**TASK REQUIREMENTS**
Retype the data exactly, from its first line to the line containing "sigma_sbr = [125, 92.5, 58.7, 38]", including both, and skip any picture.

**DATA LINES**
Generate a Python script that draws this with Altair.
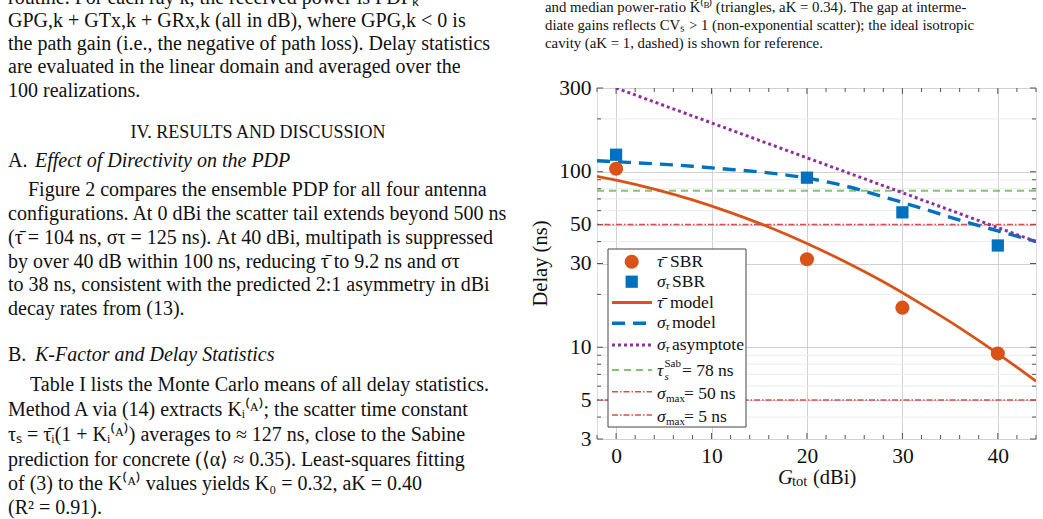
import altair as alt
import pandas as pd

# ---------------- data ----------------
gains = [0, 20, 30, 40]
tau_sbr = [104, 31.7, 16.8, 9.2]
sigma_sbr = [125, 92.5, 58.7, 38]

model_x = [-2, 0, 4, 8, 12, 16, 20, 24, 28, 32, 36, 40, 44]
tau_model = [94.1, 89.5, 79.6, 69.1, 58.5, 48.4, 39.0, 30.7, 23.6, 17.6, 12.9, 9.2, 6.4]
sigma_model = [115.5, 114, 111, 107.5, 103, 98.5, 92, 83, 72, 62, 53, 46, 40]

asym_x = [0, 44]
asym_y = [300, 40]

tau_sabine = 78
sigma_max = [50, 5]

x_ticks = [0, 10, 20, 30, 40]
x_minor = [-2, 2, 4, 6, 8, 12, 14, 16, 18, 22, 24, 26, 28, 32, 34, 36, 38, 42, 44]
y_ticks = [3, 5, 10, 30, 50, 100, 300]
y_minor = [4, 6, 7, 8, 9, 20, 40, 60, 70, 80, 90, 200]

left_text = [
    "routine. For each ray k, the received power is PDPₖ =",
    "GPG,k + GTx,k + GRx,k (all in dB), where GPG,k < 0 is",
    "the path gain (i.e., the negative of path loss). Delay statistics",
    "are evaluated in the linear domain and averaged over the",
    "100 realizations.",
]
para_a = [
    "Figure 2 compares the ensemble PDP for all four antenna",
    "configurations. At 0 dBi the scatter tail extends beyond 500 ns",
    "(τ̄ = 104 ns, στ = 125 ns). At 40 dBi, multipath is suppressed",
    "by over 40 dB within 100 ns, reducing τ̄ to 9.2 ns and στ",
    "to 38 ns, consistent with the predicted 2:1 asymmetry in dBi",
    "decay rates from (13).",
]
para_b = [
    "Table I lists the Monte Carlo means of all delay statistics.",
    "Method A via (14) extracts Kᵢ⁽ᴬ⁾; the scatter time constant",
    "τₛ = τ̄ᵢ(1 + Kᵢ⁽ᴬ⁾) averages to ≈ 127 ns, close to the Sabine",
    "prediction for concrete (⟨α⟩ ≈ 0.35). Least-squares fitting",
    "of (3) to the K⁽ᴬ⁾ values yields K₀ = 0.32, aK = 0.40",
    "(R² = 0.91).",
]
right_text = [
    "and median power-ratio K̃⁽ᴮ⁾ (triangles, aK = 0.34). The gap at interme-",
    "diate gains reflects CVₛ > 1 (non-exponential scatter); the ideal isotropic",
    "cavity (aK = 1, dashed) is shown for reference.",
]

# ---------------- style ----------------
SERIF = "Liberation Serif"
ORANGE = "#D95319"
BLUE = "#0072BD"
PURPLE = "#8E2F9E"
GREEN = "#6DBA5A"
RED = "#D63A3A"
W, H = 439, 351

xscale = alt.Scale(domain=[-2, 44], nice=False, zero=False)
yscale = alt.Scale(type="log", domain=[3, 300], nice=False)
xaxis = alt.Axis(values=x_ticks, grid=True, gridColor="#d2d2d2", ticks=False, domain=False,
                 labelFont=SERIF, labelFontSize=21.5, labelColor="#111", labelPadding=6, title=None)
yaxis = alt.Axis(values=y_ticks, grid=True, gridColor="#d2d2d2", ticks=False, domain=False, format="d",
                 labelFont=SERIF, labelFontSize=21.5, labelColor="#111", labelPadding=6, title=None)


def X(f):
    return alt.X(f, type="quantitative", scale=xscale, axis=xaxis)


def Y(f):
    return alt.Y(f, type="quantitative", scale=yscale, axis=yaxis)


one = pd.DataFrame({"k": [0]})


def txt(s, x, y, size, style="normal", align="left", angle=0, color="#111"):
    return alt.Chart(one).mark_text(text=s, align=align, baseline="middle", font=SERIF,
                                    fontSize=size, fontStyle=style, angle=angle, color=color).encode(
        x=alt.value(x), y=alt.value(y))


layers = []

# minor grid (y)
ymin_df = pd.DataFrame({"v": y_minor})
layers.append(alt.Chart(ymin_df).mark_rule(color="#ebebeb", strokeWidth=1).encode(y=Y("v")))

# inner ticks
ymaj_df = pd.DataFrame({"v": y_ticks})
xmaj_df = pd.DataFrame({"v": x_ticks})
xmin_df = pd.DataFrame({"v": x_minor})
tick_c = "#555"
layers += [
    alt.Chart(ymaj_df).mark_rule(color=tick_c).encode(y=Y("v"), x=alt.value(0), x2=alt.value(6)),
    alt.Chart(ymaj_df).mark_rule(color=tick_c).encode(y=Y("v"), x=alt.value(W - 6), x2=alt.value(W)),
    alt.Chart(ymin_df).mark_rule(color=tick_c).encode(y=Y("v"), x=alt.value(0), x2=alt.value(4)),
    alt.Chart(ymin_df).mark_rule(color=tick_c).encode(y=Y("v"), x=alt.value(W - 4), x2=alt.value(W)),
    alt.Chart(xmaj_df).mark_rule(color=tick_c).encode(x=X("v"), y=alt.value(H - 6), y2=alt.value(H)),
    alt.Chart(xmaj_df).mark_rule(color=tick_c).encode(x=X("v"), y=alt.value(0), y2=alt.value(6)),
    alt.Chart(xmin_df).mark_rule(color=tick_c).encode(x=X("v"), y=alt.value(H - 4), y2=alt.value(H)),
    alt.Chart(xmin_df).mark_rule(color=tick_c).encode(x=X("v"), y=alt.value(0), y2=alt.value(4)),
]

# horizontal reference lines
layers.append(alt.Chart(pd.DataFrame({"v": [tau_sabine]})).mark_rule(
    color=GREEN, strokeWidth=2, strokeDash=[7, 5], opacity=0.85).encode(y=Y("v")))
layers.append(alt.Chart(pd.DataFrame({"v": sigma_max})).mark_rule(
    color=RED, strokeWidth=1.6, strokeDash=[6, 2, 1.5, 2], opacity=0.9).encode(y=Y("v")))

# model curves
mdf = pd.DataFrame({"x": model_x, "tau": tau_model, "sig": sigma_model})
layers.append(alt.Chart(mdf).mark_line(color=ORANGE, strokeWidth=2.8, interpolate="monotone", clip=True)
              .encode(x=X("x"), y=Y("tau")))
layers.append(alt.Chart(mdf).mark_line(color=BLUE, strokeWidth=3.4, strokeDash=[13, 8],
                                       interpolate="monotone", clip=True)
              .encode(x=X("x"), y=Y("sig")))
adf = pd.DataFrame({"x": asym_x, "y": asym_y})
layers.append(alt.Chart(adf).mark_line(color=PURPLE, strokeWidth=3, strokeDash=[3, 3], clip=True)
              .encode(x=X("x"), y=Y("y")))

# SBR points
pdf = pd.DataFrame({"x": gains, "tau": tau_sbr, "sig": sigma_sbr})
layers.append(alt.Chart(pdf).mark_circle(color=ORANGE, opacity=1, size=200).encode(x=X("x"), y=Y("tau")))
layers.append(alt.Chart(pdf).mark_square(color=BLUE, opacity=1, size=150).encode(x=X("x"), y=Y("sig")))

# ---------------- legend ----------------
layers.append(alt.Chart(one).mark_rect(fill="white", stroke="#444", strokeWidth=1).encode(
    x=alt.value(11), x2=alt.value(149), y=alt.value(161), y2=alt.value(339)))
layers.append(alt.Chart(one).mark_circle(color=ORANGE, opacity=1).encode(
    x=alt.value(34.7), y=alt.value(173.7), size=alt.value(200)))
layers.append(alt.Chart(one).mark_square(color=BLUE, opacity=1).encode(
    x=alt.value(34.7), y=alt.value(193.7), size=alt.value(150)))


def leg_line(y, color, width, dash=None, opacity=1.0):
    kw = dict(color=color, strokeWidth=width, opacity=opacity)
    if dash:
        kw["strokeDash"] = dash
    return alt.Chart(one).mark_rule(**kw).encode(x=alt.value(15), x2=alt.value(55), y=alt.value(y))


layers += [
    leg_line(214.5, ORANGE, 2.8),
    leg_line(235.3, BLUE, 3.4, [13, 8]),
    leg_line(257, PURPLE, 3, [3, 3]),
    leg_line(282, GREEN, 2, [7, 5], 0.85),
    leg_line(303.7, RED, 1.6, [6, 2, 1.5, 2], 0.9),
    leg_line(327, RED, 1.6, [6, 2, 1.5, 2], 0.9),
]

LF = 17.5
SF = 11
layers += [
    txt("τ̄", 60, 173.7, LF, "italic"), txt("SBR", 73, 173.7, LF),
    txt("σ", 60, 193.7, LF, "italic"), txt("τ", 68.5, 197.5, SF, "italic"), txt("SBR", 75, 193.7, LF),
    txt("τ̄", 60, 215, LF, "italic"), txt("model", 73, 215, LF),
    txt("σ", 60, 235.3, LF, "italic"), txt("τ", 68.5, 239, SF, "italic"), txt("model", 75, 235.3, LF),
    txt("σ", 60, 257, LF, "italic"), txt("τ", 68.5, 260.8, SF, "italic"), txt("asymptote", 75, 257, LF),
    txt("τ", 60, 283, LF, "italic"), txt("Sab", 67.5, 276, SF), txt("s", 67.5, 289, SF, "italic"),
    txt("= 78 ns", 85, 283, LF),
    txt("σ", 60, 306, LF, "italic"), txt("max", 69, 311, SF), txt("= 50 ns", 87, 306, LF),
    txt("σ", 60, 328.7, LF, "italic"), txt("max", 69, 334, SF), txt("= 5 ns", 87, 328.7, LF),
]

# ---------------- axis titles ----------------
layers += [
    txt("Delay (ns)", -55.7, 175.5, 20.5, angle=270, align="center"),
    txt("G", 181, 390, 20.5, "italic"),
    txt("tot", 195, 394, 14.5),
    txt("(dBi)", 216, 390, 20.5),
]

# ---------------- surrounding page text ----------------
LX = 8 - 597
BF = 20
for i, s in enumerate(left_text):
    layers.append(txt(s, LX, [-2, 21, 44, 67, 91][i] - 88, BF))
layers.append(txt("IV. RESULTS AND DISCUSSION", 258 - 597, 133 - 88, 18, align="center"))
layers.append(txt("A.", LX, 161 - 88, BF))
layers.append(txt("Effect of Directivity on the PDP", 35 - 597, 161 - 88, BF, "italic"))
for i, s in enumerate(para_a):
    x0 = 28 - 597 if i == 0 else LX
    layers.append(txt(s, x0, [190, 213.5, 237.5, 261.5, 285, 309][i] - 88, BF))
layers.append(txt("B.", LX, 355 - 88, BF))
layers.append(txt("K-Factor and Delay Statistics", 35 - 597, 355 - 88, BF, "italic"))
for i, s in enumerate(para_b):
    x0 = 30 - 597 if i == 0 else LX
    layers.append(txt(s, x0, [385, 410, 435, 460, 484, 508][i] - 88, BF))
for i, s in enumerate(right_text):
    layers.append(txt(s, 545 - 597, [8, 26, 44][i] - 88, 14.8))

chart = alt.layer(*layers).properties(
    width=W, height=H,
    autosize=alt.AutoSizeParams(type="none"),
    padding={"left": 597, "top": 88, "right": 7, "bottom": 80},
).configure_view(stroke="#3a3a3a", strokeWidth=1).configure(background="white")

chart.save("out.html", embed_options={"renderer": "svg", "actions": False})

**RESPONSE TO THIS EXERCISE**
Generate a Python script that draws this with Altair.
import altair as alt
import pandas as pd

# ---------------- data ----------------
gains = [0, 20, 30, 40]
tau_sbr = [104, 31.7, 16.8, 9.2]
sigma_sbr = [125, 92.5, 58.7, 38]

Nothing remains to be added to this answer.